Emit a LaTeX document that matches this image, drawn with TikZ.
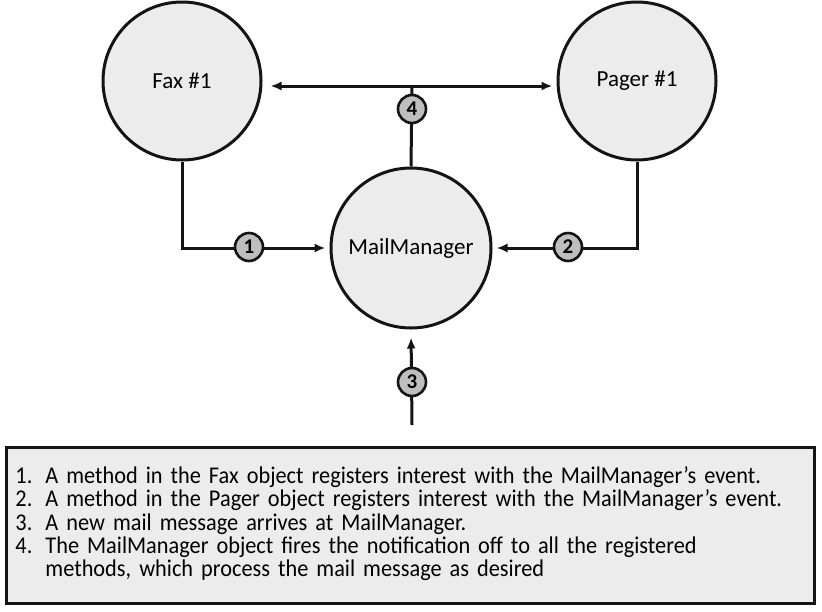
\documentclass[tikz,border=0pt]{standalone}
\usepackage{fontspec}
\setmainfont{Carlito}
\newfontfamily\notefont[FakeStretch=0.93]{Carlito}
\usepackage{tikz}
\usetikzlibrary{arrows.meta, positioning, calc}
\definecolor{objFill}{RGB}{236,236,236}
\definecolor{badgeFill}{RGB}{190,190,190}
\definecolor{ink}{RGB}{20,20,20}
\tikzset{
  objnode/.style={
    circle,
    draw=ink,
    line width=3pt,
    fill=objFill,
    minimum size=158pt,
    inner sep=0pt,
    font=\fontsize{23}{26}\selectfont
  },
  badge/.style={
    circle,
    draw=ink,
    line width=2.6pt,
    fill=badgeFill,
    minimum size=28pt,
    inner sep=0pt,
    font=\fontsize{21}{21}\selectfont\bfseries
  },
  notebox/.style={
    draw=ink,
    line width=3pt,
    fill=objFill,
    minimum height=156pt,
    text width=790pt,
    inner xsep=9pt,
    align=left,
    font=\notefont\fontsize{24}{22.3}\selectfont
  },
  flow/.style={-{Latex[length=11pt,width=9pt]}, line width=3pt, draw=ink},
  twoway/.style={{Latex[length=11pt,width=9pt]}-{Latex[length=11pt,width=9pt]}, line width=3pt, draw=ink}
}

\begin{document}
\begin{tikzpicture}[x=1pt, y=-1pt]
  \useasboundingbox (0,0) rectangle (822,611);

  \node[objnode] (fax) at (182,81) {Fax \#1};
  \node[objnode] (pager) at (637,81) {Pager \#1};
  \node[objnode, minimum size=160pt] (mail) at (411,248) {MailManager};

  \coordinate (hub) at (412,86);
  \coordinate (src) at (412,425);

  % registration and notification paths
  \draw[flow, shorten >=4pt] (fax.south) |- (mail.west);
  \draw[flow, shorten >=4pt] (pager.south) |- (mail.east);
  \draw[flow, shorten >=8pt] (src) -- (mail.south);
  \draw[line width=3pt, draw=ink] (mail.north) -- (hub);
  \draw[twoway, shorten <=8pt, shorten >=4pt] (fax.east |- hub) -- (pager.west |- hub);

  \node[badge] (b1) at (249,247) {1};
  \node[badge] (b2) at (568,247) {2};
  \node[badge] (b3) at (412,382) {3};
  \node[badge] (b4) at (412,109) {4};

  \node[notebox, anchor=west] (notes) at (5,525) {%
    \begin{tabular}{@{}l@{\hspace{13pt}}l@{}}
    1. & A method in the Fax object registers interest with the MailManager’s event.\\
    2. & A method in the Pager object registers interest with the MailManager’s event.\\
    3. & A new mail message arrives at MailManager.\\
    4. & The MailManager object fires the notification off to all the registered\\
       & methods, which process the mail message as desired
    \end{tabular}};
\end{tikzpicture}
\end{document}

▶ [PROBLEM DESCRIPTION]
Repeat the lines above, starting at the first and stopping after the line that holds "(b4) at (412,109)", with the pictures left out.

▶ [ANSWER TO THIS TASK]
Emit a LaTeX document that matches this image, drawn with TikZ.
\documentclass[tikz,border=0pt]{standalone}
\usepackage{fontspec}
\setmainfont{Carlito}
\newfontfamily\notefont[FakeStretch=0.93]{Carlito}
\usepackage{tikz}
\usetikzlibrary{arrows.meta, positioning, calc}
\definecolor{objFill}{RGB}{236,236,236}
\definecolor{badgeFill}{RGB}{190,190,190}
\definecolor{ink}{RGB}{20,20,20}
\tikzset{
  objnode/.style={
    circle,
    draw=ink,
    line width=3pt,
    fill=objFill,
    minimum size=158pt,
    inner sep=0pt,
    font=\fontsize{23}{26}\selectfont
  },
  badge/.style={
    circle,
    draw=ink,
    line width=2.6pt,
    fill=badgeFill,
    minimum size=28pt,
    inner sep=0pt,
    font=\fontsize{21}{21}\selectfont\bfseries
  },
  notebox/.style={
    draw=ink,
    line width=3pt,
    fill=objFill,
    minimum height=156pt,
    text width=790pt,
    inner xsep=9pt,
    align=left,
    font=\notefont\fontsize{24}{22.3}\selectfont
  },
  flow/.style={-{Latex[length=11pt,width=9pt]}, line width=3pt, draw=ink},
  twoway/.style={{Latex[length=11pt,width=9pt]}-{Latex[length=11pt,width=9pt]}, line width=3pt, draw=ink}
}

\begin{document}
\begin{tikzpicture}[x=1pt, y=-1pt]
  \useasboundingbox (0,0) rectangle (822,611);

  \node[objnode] (fax) at (182,81) {Fax \#1};
  \node[objnode] (pager) at (637,81) {Pager \#1};
  \node[objnode, minimum size=160pt] (mail) at (411,248) {MailManager};

  \coordinate (hub) at (412,86);
  \coordinate (src) at (412,425);

  % registration and notification paths
  \draw[flow, shorten >=4pt] (fax.south) |- (mail.west);
  \draw[flow, shorten >=4pt] (pager.south) |- (mail.east);
  \draw[flow, shorten >=8pt] (src) -- (mail.south);
  \draw[line width=3pt, draw=ink] (mail.north) -- (hub);
  \draw[twoway, shorten <=8pt, shorten >=4pt] (fax.east |- hub) -- (pager.west |- hub);

  \node[badge] (b1) at (249,247) {1};
  \node[badge] (b2) at (568,247) {2};
  \node[badge] (b3) at (412,382) {3};
  \node[badge] (b4) at (412,109) {4};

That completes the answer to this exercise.